According to Bourrie, a respected journalist with insider access to Canadian politics, his Chinese editors regularly requested articles on critics of the regime and their activities in Canada. Those stories, unsurprisingly, were never published, sparking suspicions by Bourrie that he was being used to collect intelligence.
One assignment, for example, was to find the names and addresses of people who protested against a 2010 visit by Chinese tyrant Hu Jintao to Canada. Another involved determining which Canadian government department was charged with suppressing “evil cults” — an obvious reference to Falun Gong, a spiritual discipline that was banned by the Chinese regime and is now relentlessly persecuted.

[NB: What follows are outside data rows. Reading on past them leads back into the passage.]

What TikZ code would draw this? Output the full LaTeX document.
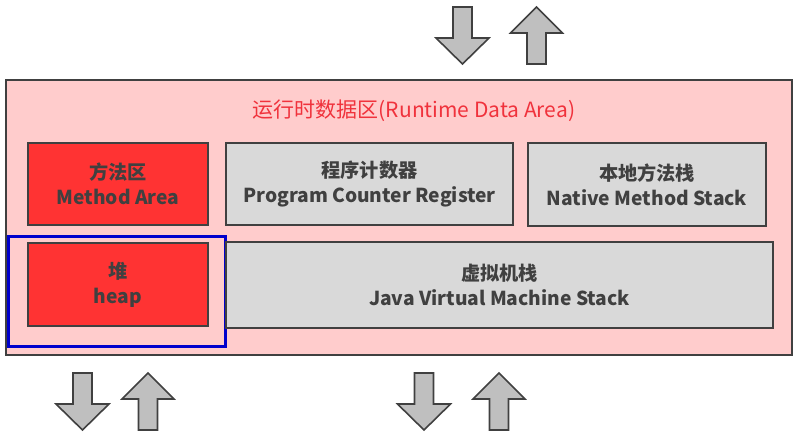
\documentclass[tikz,border=0pt]{standalone}
\usepackage{fontspec}
\setmainfont{Noto Sans CJK SC}
\definecolor{outerfill}{RGB}{255,204,204}
\definecolor{darkline}{RGB}{64,64,64}
\definecolor{redfill}{RGB}{255,51,51}
\definecolor{greyfill}{RGB}{217,217,217}
\definecolor{txt}{RGB}{64,64,64}
\definecolor{titlered}{RGB}{240,50,60}
\definecolor{bluebox}{RGB}{0,0,204}
\definecolor{arrowfill}{RGB}{191,191,191}
\tikzset{
  x=1pt, y=-1pt,
  boxbase/.style={draw=darkline, line width=2pt, inner sep=0pt, align=center,
    font=\fontsize{19.2}{25}\selectfont\bfseries, text=txt},
  redbox/.style={boxbase, fill=redfill},
  greybox/.style={boxbase, fill=greyfill},
  blockarrow/.style={draw=darkline, fill=arrowfill, line width=1.6pt, line join=miter},
  pics/downarrow/.style={code={
    \draw[blockarrow] (-9.5,0) -- (9.5,0) -- (9.5,31) -- (26.5,31) -- (0,57) -- (-26.5,31) -- (-9.5,31) -- cycle;}},
  pics/uparrow/.style={code={
    \draw[blockarrow] (0,0) -- (26,26) -- (9.5,26) -- (9.5,57) -- (-9.5,57) -- (-9.5,26) -- (-26,26) -- cycle;}}
}
\begin{document}
\begin{tikzpicture}
\useasboundingbox (0,0) rectangle (812,444);
% outer area
\node[draw=darkline, fill=outerfill, line width=2pt, minimum width=786, minimum height=275, inner sep=0pt] (outer) at (399,217.5) {};
\node[text=titlered, font=\fontsize{21}{24}\selectfont] (title) at (414,111) {运行时数据区(Runtime Data Area)};
% blue highlight
\node[draw=bluebox, line width=3pt, minimum width=217, minimum height=110, inner sep=0pt] (hl) at (116.5,291) {};
% boxes
\node[redbox, minimum width=180, minimum height=82] (ma) at (118,184) {方法区\\Method Area};
\node[greybox, minimum width=287, minimum height=82] (pc) at (369.5,184) {程序计数器\\Program Counter Register};
\node[greybox, minimum width=238, minimum height=83] (nms) at (647,184.5) {本地方法栈\\Native Method Stack};
\node[redbox, minimum width=180, minimum height=83] (heap) at (118,284.5) {堆\\heap};
\node[greybox, minimum width=547, minimum height=86] (jvm) at (499.5,284.5) {虚拟机栈\\Java Virtual Machine Stack};
% block arrows
\pic (a1) at (462.5,7) {downarrow};
\pic (a2) at (536.5,7) {uparrow};
\pic (a3) at (82.5,373) {downarrow};
\pic (a4) at (148,373) {uparrow};
\pic (a5) at (424,373) {downarrow};
\pic (a6) at (499,373) {uparrow};
\end{tikzpicture}
\end{document}
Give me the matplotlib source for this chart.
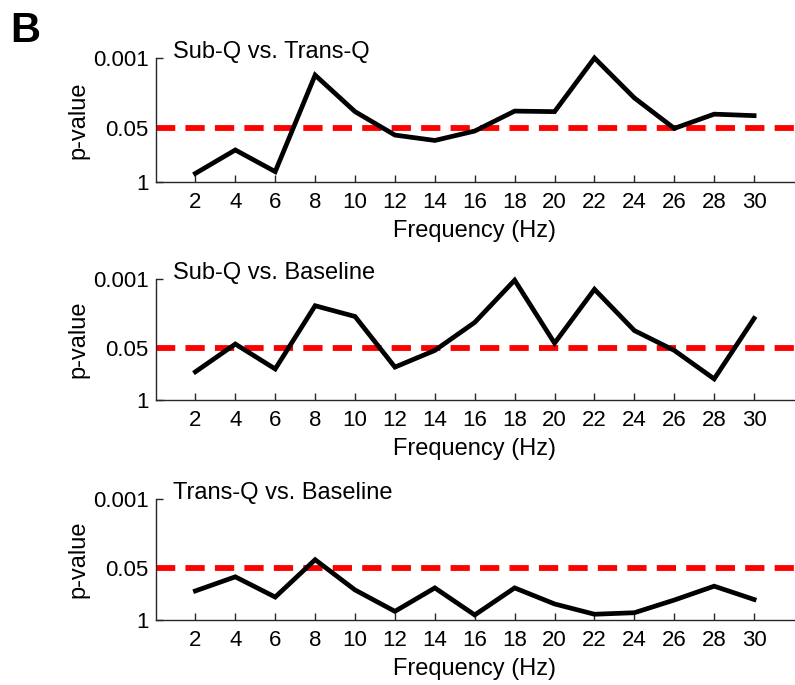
import numpy as np
import matplotlib
matplotlib.use('Agg')
import matplotlib.pyplot as plt

plt.rcParams['font.family'] = ['Liberation Sans', 'DejaVu Sans']

# data: p-values
freqs = [2, 4, 6, 8, 10, 12, 14, 16, 18, 20, 22, 24, 26, 28, 30]
p_sub_trans = [0.63, 0.17, 0.57, 0.0026, 0.020, 0.074, 0.10, 0.059,
               0.0194, 0.020, 0.001, 0.0093, 0.051, 0.023, 0.025]
p_sub_base = [0.20, 0.041, 0.17, 0.0046, 0.0085, 0.153, 0.059, 0.0119,
              0.00107, 0.039, 0.0018, 0.019, 0.059, 0.30, 0.0095]
p_trans_base = [0.19, 0.085, 0.27, 0.032, 0.18, 0.61, 0.16, 0.75,
                0.16, 0.40, 0.72, 0.66, 0.32, 0.145, 0.31]
titles = ['Sub-Q vs. Trans-Q', 'Sub-Q vs. Baseline', 'Trans-Q vs. Baseline']
alpha = 0.05
yticks = [1, 0.05, 0.001]
ytick_labels = ['1', '0.05', '0.001']

W, H = 795, 685
fig = plt.figure(figsize=(W/100, H/100), dpi=100)

# panel extents in pixels (top, bottom) measured from the top of the image
panels = [(58, 181.7), (279, 400), (499, 620)]
x0, x1 = 155.5, 794
fs_tick = 16
fs_lab = 17
spine_col = '#262626'

for (top, bot), title, pv in zip(panels, titles, [p_sub_trans, p_sub_base, p_trans_base]):
    ax = fig.add_axes([x0/W, 1 - bot/H, (x1 - x0)/W, (bot - top)/H])
    ax.axhline(alpha, color='#ff0000', lw=4.2, dashes=(3.3, 1.75), zorder=2)
    ax.plot(freqs, pv, color='black', lw=3.4, solid_joinstyle='miter', zorder=3, clip_on=False)
    ax.set_yscale('log')
    ax.set_ylim(1, 0.001)
    ax.set_xlim(0, 32)
    ax.set_xticks(freqs)
    ax.set_yticks(yticks)
    ax.set_yticklabels(ytick_labels)
    ax.minorticks_off()
    for s in ['top', 'right']:
        ax.spines[s].set_visible(False)
    for s in ['left', 'bottom']:
        ax.spines[s].set_color(spine_col)
        ax.spines[s].set_linewidth(1.0)
    ax.tick_params(direction='in', length=5, width=1.0, color=spine_col,
                   labelsize=fs_tick, labelcolor='black')
    ax.tick_params(axis='x', pad=7.5)
    ax.tick_params(axis='y', pad=5)
    ax.set_xlabel('Frequency (Hz)', fontsize=fs_lab)
    ax.set_ylabel('p-value', fontsize=fs_lab)
    h = bot - top
    ax.xaxis.set_label_coords(0.5, -38/h)
    ax.yaxis.set_label_coords(-(155.5 - 89)/(x1 - x0), 0.5)
    ax.text(17.5/(x1 - x0), 1.0, title, transform=ax.transAxes, fontsize=fs_lab,
            va='baseline', ha='left')

fig.text(10/W, 1 - 42.5/H, 'B', fontsize=30, fontweight='bold', va='baseline', ha='left')

fig.savefig('out.png', dpi=100)
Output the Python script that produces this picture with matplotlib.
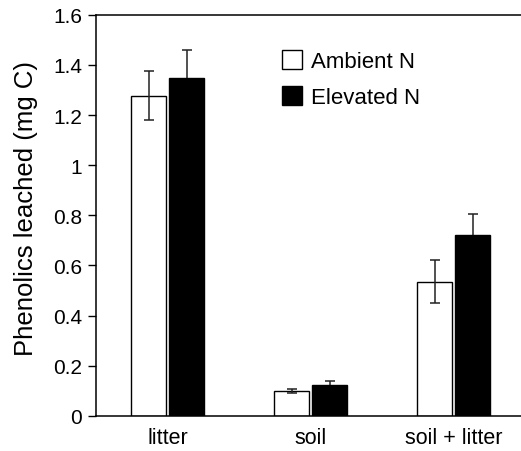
import numpy as np
import matplotlib
matplotlib.use('Agg')
from matplotlib import pyplot as plt

plt.rcParams['font.family'] = ['Liberation Sans', 'DejaVu Sans']

# data
categories = ['litter', 'soil', 'soil + litter']
ambient = [1.277, 0.097, 0.535]
ambient_err = [0.097, 0.008, 0.087]
elevated = [1.349, 0.124, 0.721]
elevated_err = [0.111, 0.013, 0.083]
yticks = [0, 0.2, 0.4, 0.6, 0.8, 1.0, 1.2, 1.4, 1.6]
ytick_labels = ['0', '0.2', '0.4', '0.6', '0.8', '1', '1.2', '1.4', '1.6']

fig = plt.figure(figsize=(5.21, 4.52), dpi=100)
ax = fig.add_axes([0.184, 0.078, 0.816, 0.887])

x = np.arange(len(categories))
w = 0.245
off = 0.133

ax.bar(x - off, ambient, w, color='white', edgecolor='black', linewidth=1.0,
       label='Ambient N', zorder=2)
ax.bar(x + off, elevated, w, color='black', edgecolor='black', linewidth=1.0,
       label='Elevated N', zorder=2)
ax.errorbar(x - off, ambient, yerr=ambient_err, fmt='none', ecolor='#222222',
            elinewidth=1.1, capsize=3.3, capthick=1.1, zorder=3)
ax.errorbar(x + off, elevated, yerr=elevated_err, fmt='none', ecolor='#222222',
            elinewidth=1.1, capsize=3.3, capthick=1.1, zorder=1)

ax.set_xlim(-0.503, 2.469)
ax.set_ylim(0, 1.6)
ax.set_xticks(x)
ax.set_xticklabels(categories, fontsize=15.5)
ax.set_yticks(yticks)
ax.set_yticklabels(ytick_labels, fontsize=15)
ax.tick_params(axis='x', length=0, pad=8)
ax.tick_params(axis='y', direction='out', length=6, width=1, pad=4)

ax.spines['right'].set_visible(False)
for s in ['left', 'top', 'bottom']:
    ax.spines[s].set_linewidth(1.1)

ax.set_ylabel('Phenolics leached (mg C)', fontsize=18.5)
ax.yaxis.set_label_coords(-0.135, 0.52)

ax.legend(loc='upper left', bbox_to_anchor=(0.541, 0.887),
          bbox_transform=fig.transFigure, frameon=False, fontsize=16,
          handlelength=0.9, handleheight=0.9, handletextpad=0.4,
          labelspacing=0.65, borderpad=0, borderaxespad=0)

fig.savefig('out.png', dpi=100)
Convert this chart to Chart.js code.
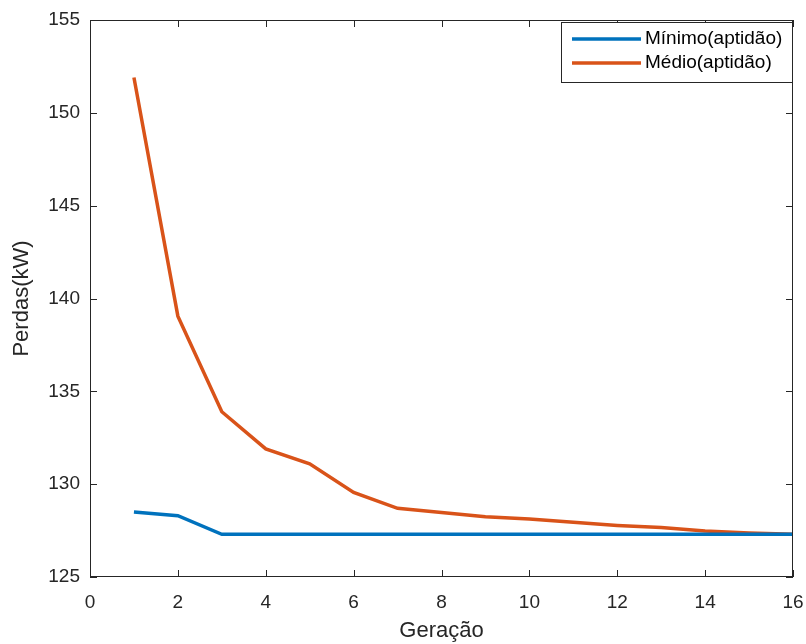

Then, in April, Xinhua asked Bourrie to cover a visit by the Dalai Lama. The Buddhist spiritual leader opposes the ongoing communist Chinese occupation and destruction of Tibet, so he is considered an enemy by the communist dictatorship. According to Bourrie, the sole purpose of the assignment was to gather intelligence for Beijing.
“They tried to get me … to write a report for the Chinese government on the Dalai Lama using my press credentials as a way of getting access I wouldn’t otherwise have,” Bourrie explained in an interview with Canada’s National Post. “We were there under false pretenses, pretending to be journalists but acting as government agents.”